Like the scenes that take place in Heaven, the concrete reality of Mike's afterlife visit to Jubal is ambiguous. Heinlein leaves us to decide for ourselves to what extent the scene functions as metaphor. Certainly we can accept as fact that Jubal decides to take an overdose of pills and that, as his consciousness is drifting, he vomits and saves his own life. But Heinlein intentionally narrates Mike's visitation very quickly, and in vague language to suggest that perhaps Jubal is hallucinating. The point is not that Jubal has lost his mind, but rather that it is inconsequential whether he is hallucinating. The Mike that exists within Jubal's mind now is as powerful and real as the Mike he had conversed with hours earlier.
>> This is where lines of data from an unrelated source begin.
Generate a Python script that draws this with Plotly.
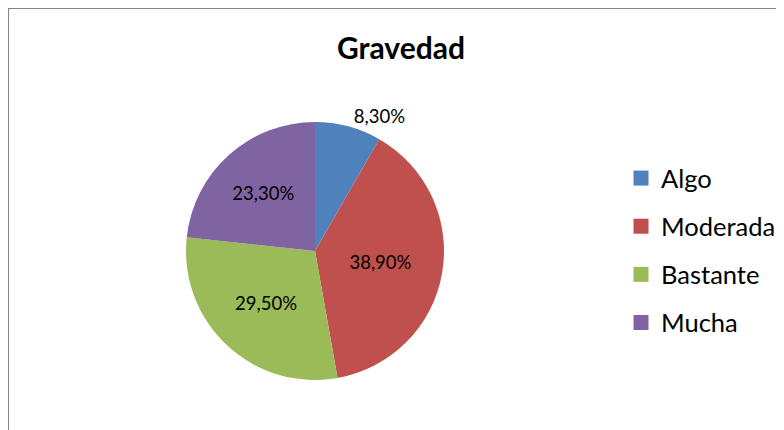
import plotly.graph_objects as go

categories = ["Algo", "Moderada", "Bastante", "Mucha"]
values = [8.3, 38.9, 29.5, 23.3]
colors = ["#4F81BD", "#C0504D", "#9BBB59", "#8064A2"]
text_positions = ["outside", "inside", "inside", "inside"]
title_text = "Gravedad"

# the page body adds an 8px margin, so figure coordinates are offset by -8
W, H = 784, 430
cx, cy, r = 307, 243, 129

fig = go.Figure()
fig.add_trace(go.Pie(
    labels=categories,
    values=values,
    sort=False,
    direction="clockwise",
    rotation=0,
    marker=dict(colors=colors, line=dict(width=0)),
    texttemplate="%{value:.2f}%",
    textposition=text_positions,
    textfont=dict(family="Lato", size=18.5, color="black"),
    insidetextorientation="horizontal",
    hoverinfo="label+value",
    showlegend=False,
    domain=dict(x=[(cx - r) / W, (cx + r) / W], y=[1 - (cy + r) / H, 1 - (cy - r) / H]),
))

# legend entries (one per category), so that the spacing between them can be set
for name, col in zip(categories, colors):
    fig.add_trace(go.Scatter(
        x=[None], y=[None], mode="markers", name=name, legendgroup=name,
        marker=dict(symbol="square", size=15, color=col, line=dict(width=0)),
        showlegend=True, hoverinfo="skip",
    ))

fig.update_layout(
    width=W, height=H,
    margin=dict(l=0, r=0, t=0, b=0),
    paper_bgcolor="white",
    plot_bgcolor="white",
    separators=",.",
    xaxis=dict(visible=False),
    yaxis=dict(visible=False),
    title=dict(text="<b>" + title_text + "</b>", x=393 / W, y=1 - 40 / H,
               xanchor="center", yanchor="middle",
               font=dict(family="Lato", size=30, color="black")),
    showlegend=True,
    legend=dict(x=613 / W, y=1 - 147 / H, xanchor="left", yanchor="top",
                traceorder="grouped", tracegroupgap=12,
                font=dict(family="Lato", size=25.5, color="black"),
                bgcolor="rgba(0,0,0,0)"),
    shapes=[dict(type="rect", xref="paper", yref="paper",
                 x0=0.3 / W, x1=1.2, y0=-0.2, y1=1 - 0.3 / H,
                 line=dict(color="#868686", width=1.5), fillcolor="rgba(0,0,0,0)",
                 layer="below")],
)

fig.write_html("out.html")
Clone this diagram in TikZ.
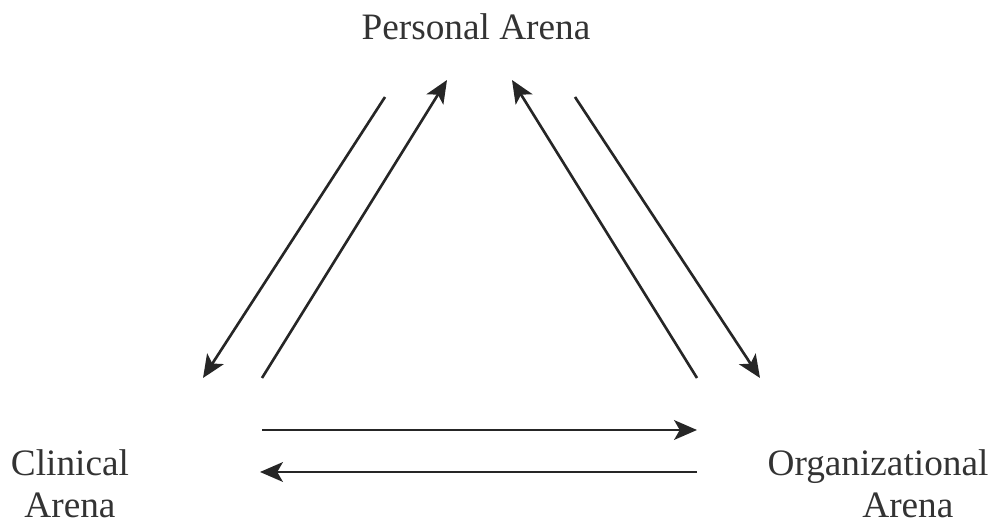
\documentclass[tikz,border=0pt]{standalone}
\usepackage{fontspec}
\setmainfont{Liberation Serif}
\usepackage{tikz}
\usetikzlibrary{arrows.meta}

\begin{document}
\begin{tikzpicture}[x=0.01cm, y=-0.01cm, >={Stealth[length=6.5pt,width=5.6pt,inset=1.6pt]},
    arena/.style={align=center, font=\fontsize{10.6}{12}\selectfont, text=black!80, inner sep=0pt},
    link/.style={->, line width=0.75pt, black!85}]
                \useasboundingbox (0,0) rectangle (1000,525);

                % the three arenas
                \node[arena] (personal) at (476,27) {Personal Arena};
                \node[arena] (clinical) at (70,484) {Clinical\\Arena};
                \node[arena] (organizational) at (878,484) {Organizational\\\hspace*{17pt}Arena};

                % ends of the arrows
                \coordinate (P1) at (385,97);
                \coordinate (P2) at (447,80);
                \coordinate (P3) at (512,80);
                \coordinate (P4) at (575,97);
                \coordinate (C1) at (203,378);
                \coordinate (C2) at (262,378);
                \coordinate (C3) at (262,430);
                \coordinate (C4) at (260,472);
                \coordinate (O1) at (697,378);
                \coordinate (O2) at (760,378);
                \coordinate (O3) at (697,430);
                \coordinate (O4) at (697,472);

                \draw[link] (P1) -- (C1);
                \draw[link] (C2) -- (P2);
                \draw[link] (O1) -- (P3);
                \draw[link] (P4) -- (O2);
                \draw[link] (C3) -- (O3);
                \draw[link] (O4) -- (C4);
            \end{tikzpicture}
\end{document}
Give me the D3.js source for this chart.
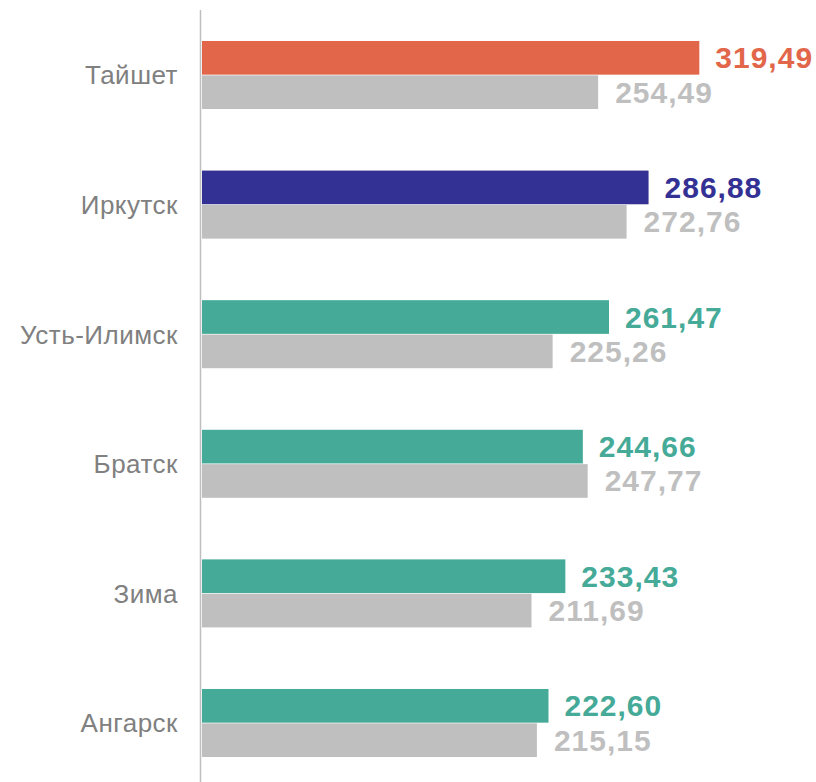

A similar ambiguity applies to the final chapter in which Mike ascends to Heaven and begins his work as an archangel. Mike's continuing influence on the happenings of planet Earth can be seen literally as the toil of an angel in Heaven or metaphorically as a powerful leader's continuing influence in the hearts and minds of the populace. This duality of the angels' roles helps to explain why such apparently impure con artists such as Foster and Digby could have found a place in God's employ in Heaven. Because legions of followers have accepted Foster and Digby as their holy leaders, and their teachings remain long after they die, then they indeed have a continuing "Heavenly" influence on the Earth. Mike joins their company, as well as that of Jesus, Mohammed, and history's other great prophets. Or, in Martian terms, Mike becomes one of the Old Ones, the spirits who rule over the planet not in spite of the fact that their bodies have died, but because of it.